Is it I?
As I wrote recently, a shift from big church to house church may not be a stair way to heaven. The problem may be US. We are born with a drive to have our own way. Some grow out of it. Others of us remain baby’s all our lives. If we are a baby in adult body, and a christian, we will be driven to attempt to bend the church to our will (gudda, gudda). And so baby buntings who couldn’t get their own way in the institutional church will move on to alternative churches, then house churches in pursuit of a place that will sate their infernal selves. Wherever they are, the enfant terrible brings into their orbit, infernal life rather than eternal life.
I’ve been in standard institutional churches and simple churches. You can find peace or strife in both – that’s if Jesus is worshiped and not some version of Self. Sir or Madam Self, either individual or collective like attention. I remember weaning my infant son off his baby bottle. There were a few tantrums before he was free. But some of us, infants in adult bodies, bring with us to a group a lack of peace; an unsettled mien; an agitated, moody spirit. We sit there glowering and fuming. All of this is code for, ‘I’m put out. This group is not focused around me and my agenda.’

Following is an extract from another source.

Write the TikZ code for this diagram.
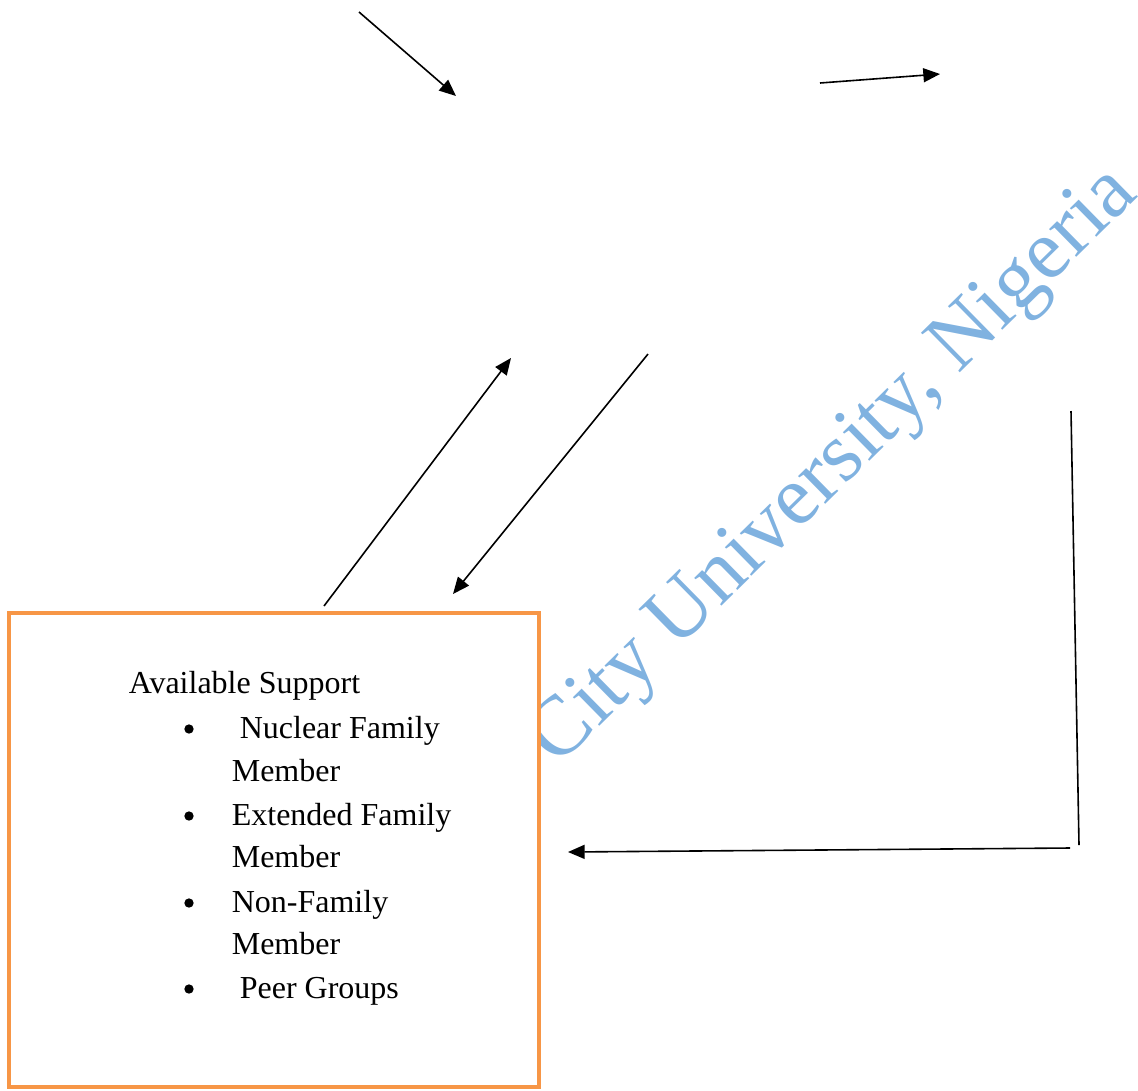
\documentclass[tikz,border=0pt]{standalone}
\usepackage{fontspec}
\setmainfont{Liberation Serif}
\usepackage{tikz}
\usetikzlibrary{arrows.meta,positioning}
\definecolor{boxorange}{RGB}{247,150,70}
\definecolor{markblue}{RGB}{128,178,224}

\begin{document}
\begin{tikzpicture}[x=0.75pt,y=-0.75pt,>={Triangle[length=12.5pt,width=10.5pt]},
                    line width=1.2pt,
                    item/.style={anchor=base west,inner sep=0pt,font=\fontsize{24}{29}\selectfont},
                    dot/.style={circle,fill,inner sep=0pt,minimum size=7pt}]

  \useasboundingbox (0,0) rectangle (1138,1090);

  % watermark behind the box
  \node[anchor=base west,inner sep=0pt,rotate=44.5,text=markblue,
        font=\fontsize{63.5}{70}\selectfont] (mark) at (428,895) {Coal City University, Nigeria};

  \node[draw=boxorange,fill=white,line width=3pt,minimum width=397.5pt,
        minimum height=355.5pt] (support) at (274,850) {};

  \node[item] (title) at (128,693) {Available Support};
  \node[dot] (b1) at (189,729) {};
  \node[item] (t1) at (239,738) {Nuclear Family};
  \node[item] (t1b) at (231,781) {Member};
  \node[dot] (b2) at (189,816) {};
  \node[item] (t2) at (231,825) {Extended Family};
  \node[item] (t2b) at (231,867) {Member};
  \node[dot] (b3) at (189,903) {};
  \node[item] (t3) at (231,912) {Non-Family};
  \node[item] (t3b) at (231,954) {Member};
  \node[dot] (b4) at (189,989) {};
  \node[item] (t4) at (239,998) {Peer Groups};

  \coordinate (p1) at (359,12);
  \coordinate (q1) at (456,96);
  \coordinate (p2) at (820,83);
  \coordinate (q2) at (940,74);
  \coordinate (p3) at (324,606);
  \coordinate (q3) at (511,358);
  \coordinate (p4) at (648,354);
  \coordinate (q4) at (453,594);
  \coordinate (p5) at (1071,411);
  \coordinate (q5) at (1079,845);
  \coordinate (p6) at (1070,848);
  \coordinate (q6) at (568,852);

  \draw[->] (p1) -- (q1);
  \draw[->] (p2) -- (q2);
  \draw[->] (p3) -- (q3);
  \draw[->] (p4) -- (q4);
  \draw (p5) -- (q5);
  \draw[->] (p6) -- (q6);
\end{tikzpicture}
\end{document}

Jesus brings peace, but not so Self.
I’ve been in places where the only agenda is to worship Jesus and sit at His feet. Such places brim with freshness, peace and healing – not to mention uncontrived community. The manifest Presence of Jesus unveils the faces of the worshipers and they become known as they really are, rather than as the function of someone’s ‘self agenda.’
Baby Buntings may initiate house church gatherings in the belief that finally they will get to realize their agendas and so to speak ‘suck their dummies.’ That’s if they don’t spit it. If they don’t give up and run away when they are thwarted, the house church can serve as a useful discipline – the slicing off of self in large chunks in the discipline of living for others.